Having fun while doing important work is not lazy or undisciplined. It's smart. Here's why:

  • It gets you into flow state. When you are enjoying the moment, your brain stops overanalyzing and starts creating freely. Ideas come faster. Solutions appear more naturally.
  • It reduces fear. Pressure makes you tight. Enjoyment loosens you up, which often leads to bolder, more authentic decisions.
  • It builds consistency. You are way more likely to keep showing up for something that feels good rather than something that feels like a bore or dreadful.
  • The results often follow anyway. Paradoxically, detaching from the outcome while staying committed to the craft frequently produces better outcomes.

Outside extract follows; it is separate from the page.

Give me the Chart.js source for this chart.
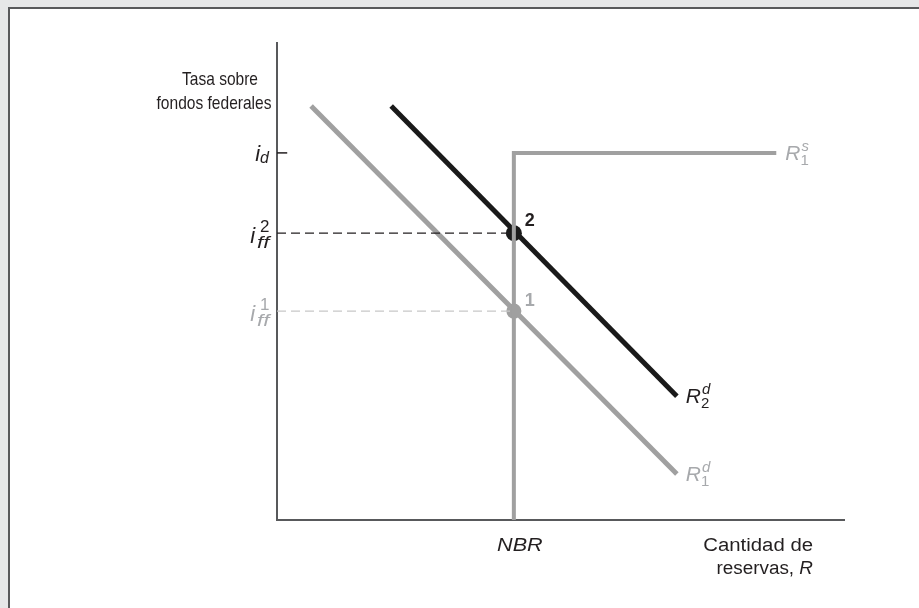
<!DOCTYPE html>
<html><head><meta charset="utf-8">
<script src="https://cdn.jsdelivr.net/npm/chart.js@4.4.1/dist/chart.umd.min.js"></script>
<style>
html,body{margin:0;padding:0;background:#e6e7e8;width:919px;height:608px;overflow:hidden}
#panel{position:absolute;left:8px;top:7px;right:0;bottom:0;background:#fff;border-left:2px solid #58595b;border-top:2px solid #58595b}
canvas{position:absolute;left:0;top:0}
</style></head>
<body>
<div id="panel"></div>
<canvas id="c" width="919" height="608"></canvas>
<script>
// chart values (axis units 0..10 on both axes)
const nbr = 4.17;
const demand1X = [0.60, 7.04];
const demand1Y = [8.66, 0.96];
const demand2X = [2.01, 7.04];
const demand2Y = [8.66, 2.59];
const supplyX = [4.17, 4.17, 8.79];
const supplyY = [0, 7.68, 7.68];
const rateD = 7.68;
const rateFF2 = 6.00;
const rateFF1 = 4.37;
const yTitle = ['Tasa sobre', 'fondos federales'];
const xTitle = ['Cantidad de', 'reservas, '];

const BLACK = '#231f20';
const GRAY = '#a0a0a0';
const LGRAY = '#a7a9ac';
const FAM = '"Liberation Sans", Arial, sans-serif';

const pts = (xs, ys) => xs.map((x, i) => ({ x, y: ys[i] }));

// text squeezed or widened horizontally
function wideText(ctx, text, x, y, sx, align) {
  ctx.save();
  const w = ctx.measureText(text).width * sx;
  let x0 = x;
  if (align === 'right') x0 = x - w;
  if (align === 'center') x0 = x - w / 2;
  ctx.translate(x0, y);
  ctx.scale(sx, 1);
  ctx.textAlign = 'left';
  ctx.fillText(text, 0, 0);
  ctx.restore();
  return w;
}

// draws base letter with superscript / subscript
// o: {bs: base size, ss: script size, sx: stretch of sub, by, py, qy: baseline offsets}
function scripted(ctx, x, y, base, sup, sub, color, align, o) {
  ctx.save();
  ctx.fillStyle = color;
  ctx.textBaseline = 'alphabetic';
  ctx.font = 'italic ' + o.bs + 'px ' + FAM;
  const bw = ctx.measureText(base).width;
  ctx.font = o.ss + 'px ' + FAM;
  const pw = sup ? ctx.measureText(sup.t).width : 0;
  const sw = sub ? ctx.measureText(sub.t).width * (o.sx || 1) : 0;
  const gap = o.gap || 1;
  const total = bw + gap + Math.max(pw, sw);
  const x0 = align === 'right' ? x - total : x;
  ctx.font = 'italic ' + o.bs + 'px ' + FAM;
  ctx.fillText(base, x0, y + o.by);
  if (sup) {
    ctx.font = (sup.it ? 'italic ' : '') + o.ss + 'px ' + FAM;
    ctx.fillText(sup.t, x0 + bw + gap + (o.px || 0), y + o.py);
  }
  if (sub) {
    ctx.font = (sub.it ? 'italic ' : '') + o.ss + 'px ' + FAM;
    wideText(ctx, sub.t, x0 + bw + gap - 1, y + o.qy, o.sx || 1, 'left');
  }
  ctx.restore();
}

const annotate = {
  id: 'annotate',
  beforeDatasetsDraw(chart) {
    const { ctx, chartArea: a } = chart;
    ctx.save();
    ctx.strokeStyle = '#58595b';
    ctx.lineWidth = 2;
    ctx.beginPath();
    ctx.moveTo(a.left, a.top);
    ctx.lineTo(a.left, a.bottom);
    ctx.lineTo(a.right, a.bottom);
    ctx.stroke();
    ctx.restore();
  },
  afterDatasetsDraw(chart) {
    const { ctx, chartArea: a, scales: { x, y } } = chart;
    const nx = x.getPixelForValue(nbr);
    ctx.save();
    ctx.fillStyle = BLACK;
    ctx.textBaseline = 'middle';
    ctx.font = '18.5px ' + FAM;
    wideText(ctx, yTitle[0], 220, 80, 0.84, 'center');
    wideText(ctx, yTitle[1], 214, 104, 0.84, 'center');

    ctx.font = '18px ' + FAM;
    wideText(ctx, xTitle[0], a.right - 32, a.bottom + 26, 1.13, 'right');
    ctx.font = 'italic 18px ' + FAM;
    const rw = wideText(ctx, 'R', a.right - 32, a.bottom + 49, 1.05, 'right');
    ctx.font = '18px ' + FAM;
    wideText(ctx, xTitle[1], a.right - 32 - rw, a.bottom + 49, 1.05, 'right');
    ctx.font = 'italic 18px ' + FAM;
    wideText(ctx, 'NBR', nx + 6, a.bottom + 26, 1.2, 'center');

    // point labels
    ctx.textAlign = 'center';
    ctx.font = 'bold 18px ' + FAM;
    ctx.fillText('2', nx + 16, y.getPixelForValue(rateFF2) - 12);
    ctx.fillStyle = LGRAY;
    ctx.fillText('1', nx + 16, y.getPixelForValue(rateFF1) - 10);
    ctx.restore();

    // y-axis rate labels
    const lx = a.left - 7;
    const dOpt = { bs: 22, ss: 16, by: 8, qy: 10, gap: 0 };
    const fOpt = { bs: 22, ss: 17, sx: 1.3, by: 10, py: -1, qy: 15, gap: 3, px: 2 };
    scripted(ctx, lx, y.getPixelForValue(rateD), 'i', null, { t: 'd', it: true }, BLACK, 'right', dOpt);
    scripted(ctx, lx, y.getPixelForValue(rateFF2), 'i', { t: '2' }, { t: 'ff', it: true }, BLACK, 'right', fOpt);
    scripted(ctx, lx, y.getPixelForValue(rateFF1), 'i', { t: '1' }, { t: 'ff', it: true }, LGRAY, 'right', fOpt);

    // curve labels
    const rOpt = { bs: 21, ss: 15, by: 7, py: -2, qy: 12, gap: 1 };
    scripted(ctx, x.getPixelForValue(demand2X[1]) + 9, y.getPixelForValue(demand2Y[1]), 'R', { t: 'd', it: true }, { t: '2' }, BLACK, 'left', rOpt);
    scripted(ctx, x.getPixelForValue(demand1X[1]) + 9, y.getPixelForValue(demand1Y[1]), 'R', { t: 'd', it: true }, { t: '1' }, LGRAY, 'left', rOpt);
    scripted(ctx, x.getPixelForValue(supplyX[2]) + 9, y.getPixelForValue(supplyY[2]), 'R', { t: 's', it: true }, { t: '1' }, LGRAY, 'left', rOpt);
  }
};

const lineSet = (data, color, width, dash) => ({
  data, showLine: true, borderColor: color, borderWidth: width,
  borderDash: dash || [], pointRadius: 0, fill: false, tension: 0,
  borderCapStyle: 'butt', clip: false
});

new Chart(document.getElementById('c'), {
  type: 'scatter',
  data: {
    datasets: [
      lineSet([{ x: 0, y: rateD }, { x: 0.18, y: rateD }], BLACK, 1.5),
      lineSet([{ x: 0, y: rateFF2 }, { x: nbr, y: rateFF2 }], BLACK, 1.2, [9, 5]),
      lineSet([{ x: 0, y: rateFF1 }, { x: nbr, y: rateFF1 }], '#c8c8c8', 1.2, [9, 5]),
      lineSet(pts(supplyX, supplyY), GRAY, 4),
      lineSet(pts(demand1X, demand1Y), GRAY, 5),
      lineSet(pts(demand2X, demand2Y), '#1a1a1a', 5),
      { data: [{ x: nbr, y: rateFF1 }], pointRadius: 7.5, pointBackgroundColor: GRAY, pointBorderWidth: 0, clip: false },
      { data: [{ x: nbr, y: rateFF2 }], pointRadius: 8, pointBackgroundColor: '#1a1a1a', pointBorderWidth: 0, clip: false }
    ]
  },
  options: {
    responsive: false,
    animation: false,
    events: [],
    layout: { padding: { left: 277, top: 42, right: 74, bottom: 88 } },
    scales: {
      x: { type: 'linear', min: 0, max: 10, display: false },
      y: { type: 'linear', min: 0, max: 10, display: false }
    },
    plugins: { legend: { display: false }, tooltip: { enabled: false } }
  },
  plugins: [annotate]
});
</script>
</body></html>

This does not mean you ignore goals or standards. It means you use enjoyment as fuel instead of treating it as a distraction.

Shifting Your Mindset

If you are feeling stuck in your own important work, try this:

  • Ask yourself: Am I enjoying this right now? If the answer is consistently no, something needs adjusting, your approach, environment or even your why.
  • Focus on the sport of it. Whether you are building a business, creating art, advancing in your career or trading markets, treat it like a game you are playing to get better at, not just a scoreboard.
  • Create conditions for vibe. For me with music, that means starting with tracks or sounds I personally groove to. In trading, it means trusting my process and data instead of money anxiety.
  • Let go of trend chasing. Make what you love. Test what genuinely interests you. The quality usually speaks for itself when it comes from an authentic place.

You don't have to force yourself into seriousness to do serious things. Some of the most impressive achievements come from people who figured out how to enjoy the ride.

At the end of the day, life is too short to spend your best energy grinding through things you secretly dislike. Find the angle that makes it fun. That is often where your real talent and best results are hidden.